OBJECTIVE> A single run of lines is to be printed exactly: starting at the line with "Write a web" and ending at the line with "const pointY = [6.63,5.68,4.66,3.68,2.74];", both included. Leave the pictures out.

EXERCISE INPUT>
** START **
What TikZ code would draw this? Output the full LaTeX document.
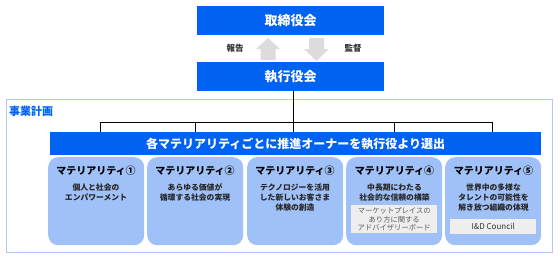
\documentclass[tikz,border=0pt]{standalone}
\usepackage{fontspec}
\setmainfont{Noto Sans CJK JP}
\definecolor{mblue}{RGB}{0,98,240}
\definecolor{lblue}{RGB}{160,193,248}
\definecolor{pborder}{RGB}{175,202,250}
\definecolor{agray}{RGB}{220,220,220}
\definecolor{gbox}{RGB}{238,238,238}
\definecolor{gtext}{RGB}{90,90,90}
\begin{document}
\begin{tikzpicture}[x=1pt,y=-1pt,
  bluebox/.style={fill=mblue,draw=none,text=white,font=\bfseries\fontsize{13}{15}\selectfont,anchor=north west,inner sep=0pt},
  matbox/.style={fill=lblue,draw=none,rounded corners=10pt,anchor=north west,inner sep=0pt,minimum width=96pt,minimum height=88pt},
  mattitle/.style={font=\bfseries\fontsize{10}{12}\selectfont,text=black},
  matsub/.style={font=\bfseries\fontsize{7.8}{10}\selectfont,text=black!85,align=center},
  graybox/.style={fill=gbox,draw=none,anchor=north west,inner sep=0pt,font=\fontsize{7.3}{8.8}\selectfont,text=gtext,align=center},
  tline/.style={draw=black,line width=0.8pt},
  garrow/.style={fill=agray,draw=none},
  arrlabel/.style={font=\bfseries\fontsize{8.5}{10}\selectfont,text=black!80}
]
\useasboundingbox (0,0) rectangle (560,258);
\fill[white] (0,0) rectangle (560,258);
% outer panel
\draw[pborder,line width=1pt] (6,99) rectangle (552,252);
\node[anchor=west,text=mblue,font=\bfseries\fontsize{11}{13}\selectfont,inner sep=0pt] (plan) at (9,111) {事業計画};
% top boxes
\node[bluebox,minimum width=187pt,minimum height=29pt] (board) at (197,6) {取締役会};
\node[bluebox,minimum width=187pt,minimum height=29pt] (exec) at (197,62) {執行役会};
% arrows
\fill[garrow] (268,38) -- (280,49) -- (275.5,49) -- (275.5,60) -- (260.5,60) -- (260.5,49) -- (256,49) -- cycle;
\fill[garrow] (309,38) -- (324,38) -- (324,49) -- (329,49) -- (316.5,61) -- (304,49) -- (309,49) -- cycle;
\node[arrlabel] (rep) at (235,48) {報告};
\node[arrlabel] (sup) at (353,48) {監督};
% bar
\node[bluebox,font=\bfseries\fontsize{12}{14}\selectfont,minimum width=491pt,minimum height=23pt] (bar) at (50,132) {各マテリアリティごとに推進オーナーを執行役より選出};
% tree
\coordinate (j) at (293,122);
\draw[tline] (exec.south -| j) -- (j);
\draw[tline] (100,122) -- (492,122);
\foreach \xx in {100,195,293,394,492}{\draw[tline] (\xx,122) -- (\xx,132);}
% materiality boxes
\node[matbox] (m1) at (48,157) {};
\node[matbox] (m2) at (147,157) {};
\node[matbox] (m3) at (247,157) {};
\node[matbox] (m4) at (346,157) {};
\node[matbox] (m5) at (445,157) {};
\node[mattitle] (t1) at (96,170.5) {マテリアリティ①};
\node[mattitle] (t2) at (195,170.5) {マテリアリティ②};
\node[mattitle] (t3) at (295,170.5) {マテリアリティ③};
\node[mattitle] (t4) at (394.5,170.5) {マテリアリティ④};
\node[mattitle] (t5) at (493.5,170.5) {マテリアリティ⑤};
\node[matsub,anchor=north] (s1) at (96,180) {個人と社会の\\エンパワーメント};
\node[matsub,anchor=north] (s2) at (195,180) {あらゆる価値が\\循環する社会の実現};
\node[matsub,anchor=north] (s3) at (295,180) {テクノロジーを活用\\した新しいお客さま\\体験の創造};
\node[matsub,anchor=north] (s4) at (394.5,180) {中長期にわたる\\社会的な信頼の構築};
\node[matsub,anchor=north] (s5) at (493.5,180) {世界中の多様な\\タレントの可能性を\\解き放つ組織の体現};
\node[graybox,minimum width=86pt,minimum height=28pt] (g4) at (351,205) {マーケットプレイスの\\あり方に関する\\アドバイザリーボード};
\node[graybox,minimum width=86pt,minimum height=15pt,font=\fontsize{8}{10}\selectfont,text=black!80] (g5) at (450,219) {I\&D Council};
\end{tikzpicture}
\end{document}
** END **
** START **
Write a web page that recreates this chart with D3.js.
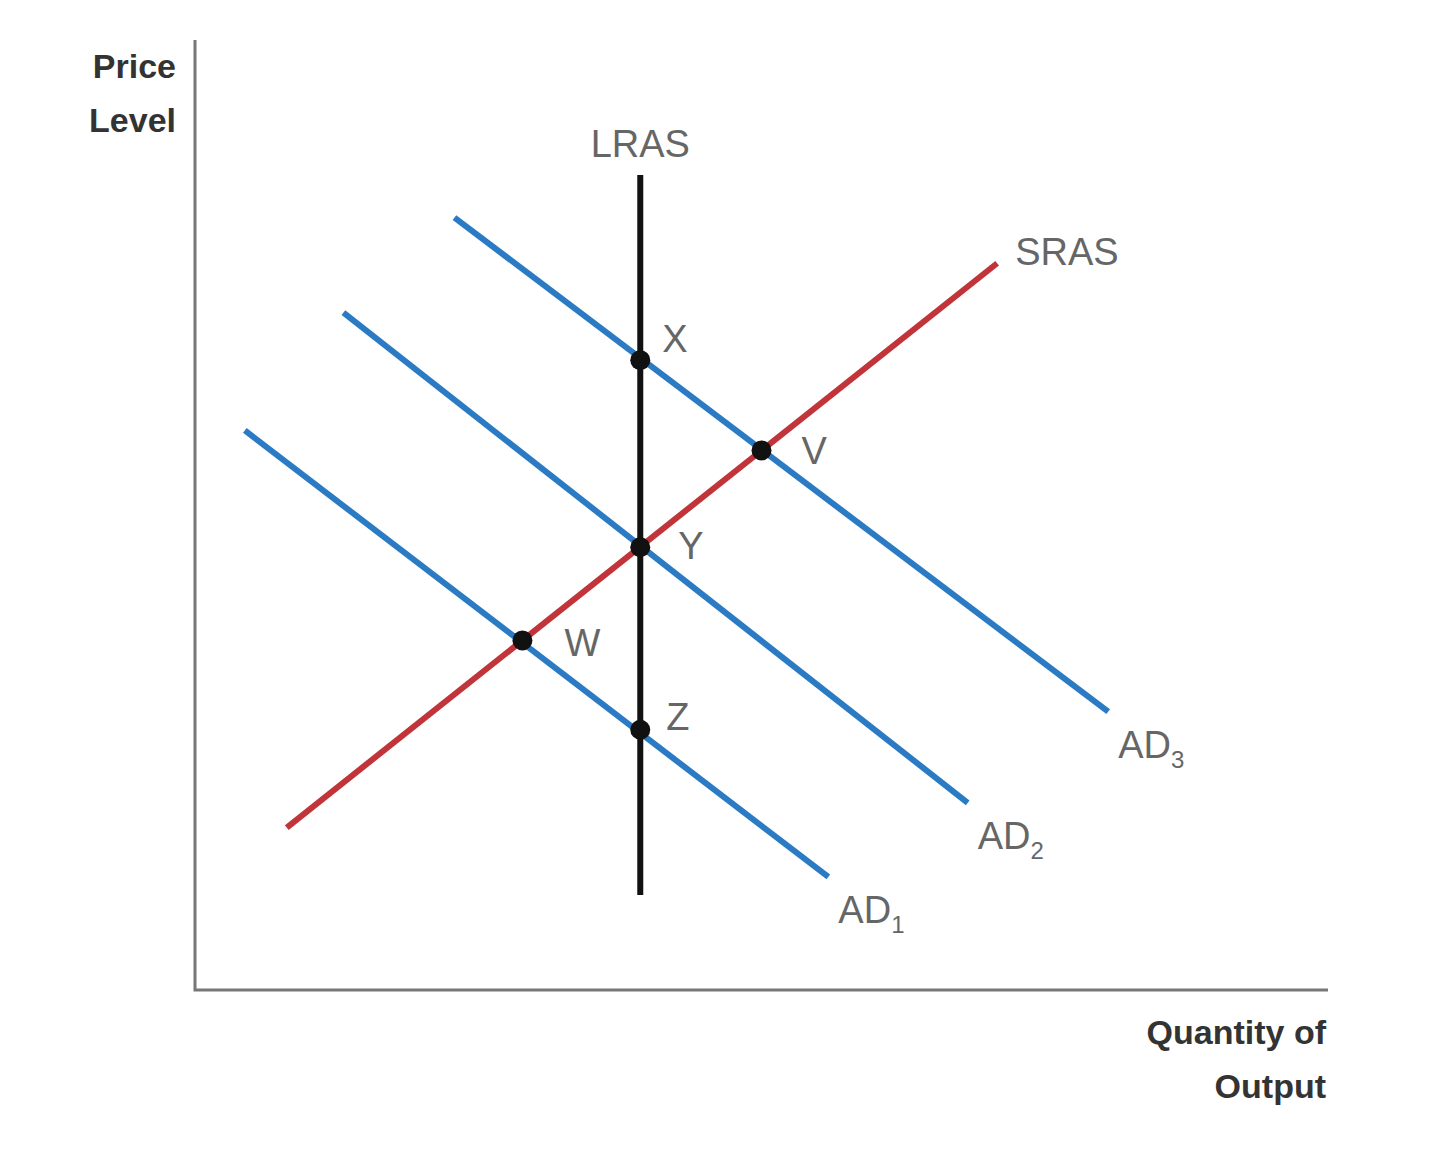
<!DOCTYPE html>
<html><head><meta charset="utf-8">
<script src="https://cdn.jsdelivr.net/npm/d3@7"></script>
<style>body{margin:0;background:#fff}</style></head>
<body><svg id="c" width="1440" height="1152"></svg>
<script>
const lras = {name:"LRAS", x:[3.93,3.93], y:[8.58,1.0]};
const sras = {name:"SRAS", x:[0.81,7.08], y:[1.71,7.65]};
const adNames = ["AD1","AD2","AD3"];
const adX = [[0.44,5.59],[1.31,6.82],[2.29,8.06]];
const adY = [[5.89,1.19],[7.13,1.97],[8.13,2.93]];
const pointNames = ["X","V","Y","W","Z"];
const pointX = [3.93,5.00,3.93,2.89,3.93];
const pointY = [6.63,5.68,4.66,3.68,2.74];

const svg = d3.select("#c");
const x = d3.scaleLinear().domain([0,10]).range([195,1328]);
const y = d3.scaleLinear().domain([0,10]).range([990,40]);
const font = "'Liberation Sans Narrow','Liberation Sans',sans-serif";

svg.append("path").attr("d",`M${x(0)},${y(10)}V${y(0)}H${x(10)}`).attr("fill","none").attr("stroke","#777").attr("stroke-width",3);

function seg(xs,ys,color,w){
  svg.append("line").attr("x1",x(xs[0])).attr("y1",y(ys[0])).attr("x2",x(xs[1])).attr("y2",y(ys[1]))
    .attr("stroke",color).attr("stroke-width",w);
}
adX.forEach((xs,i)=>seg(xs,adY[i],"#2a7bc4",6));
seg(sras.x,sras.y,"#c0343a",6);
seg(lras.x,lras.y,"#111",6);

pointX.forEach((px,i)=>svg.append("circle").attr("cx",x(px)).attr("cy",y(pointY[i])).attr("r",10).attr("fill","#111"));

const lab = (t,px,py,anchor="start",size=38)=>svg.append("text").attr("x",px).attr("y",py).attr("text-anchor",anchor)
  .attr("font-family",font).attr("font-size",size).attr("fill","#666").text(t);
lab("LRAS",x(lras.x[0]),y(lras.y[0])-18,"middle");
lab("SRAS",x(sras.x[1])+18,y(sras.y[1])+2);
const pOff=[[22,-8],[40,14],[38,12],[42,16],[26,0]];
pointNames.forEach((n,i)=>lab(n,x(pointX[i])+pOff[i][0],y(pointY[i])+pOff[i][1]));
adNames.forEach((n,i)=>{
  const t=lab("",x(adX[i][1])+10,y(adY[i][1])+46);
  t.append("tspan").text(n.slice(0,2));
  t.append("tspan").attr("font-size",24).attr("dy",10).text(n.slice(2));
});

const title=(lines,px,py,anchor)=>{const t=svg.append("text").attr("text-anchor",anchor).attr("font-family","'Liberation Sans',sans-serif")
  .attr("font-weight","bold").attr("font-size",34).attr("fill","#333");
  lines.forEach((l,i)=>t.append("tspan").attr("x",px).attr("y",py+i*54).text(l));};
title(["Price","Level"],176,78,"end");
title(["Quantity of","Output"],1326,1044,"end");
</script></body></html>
** END **
** START **
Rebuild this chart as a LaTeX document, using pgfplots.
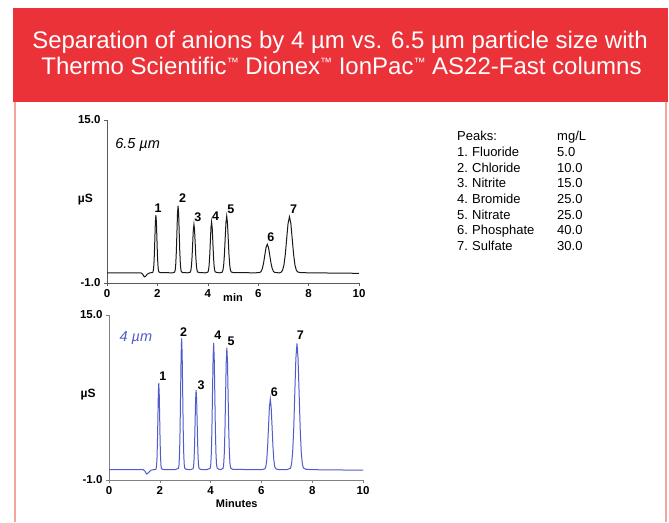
** END **
THE ANSWER>
Write a web page that recreates this chart with D3.js.
<!DOCTYPE html>
<html><head><meta charset="utf-8">
<script src="https://cdn.jsdelivr.net/npm/d3@7"></script>
<style>body{margin:0;background:#fff}</style></head>
<body><svg id="c" width="1440" height="1152"></svg>
<script>
const lras = {name:"LRAS", x:[3.93,3.93], y:[8.58,1.0]};
const sras = {name:"SRAS", x:[0.81,7.08], y:[1.71,7.65]};
const adNames = ["AD1","AD2","AD3"];
const adX = [[0.44,5.59],[1.31,6.82],[2.29,8.06]];
const adY = [[5.89,1.19],[7.13,1.97],[8.13,2.93]];
const pointNames = ["X","V","Y","W","Z"];
const pointX = [3.93,5.00,3.93,2.89,3.93];
const pointY = [6.63,5.68,4.66,3.68,2.74];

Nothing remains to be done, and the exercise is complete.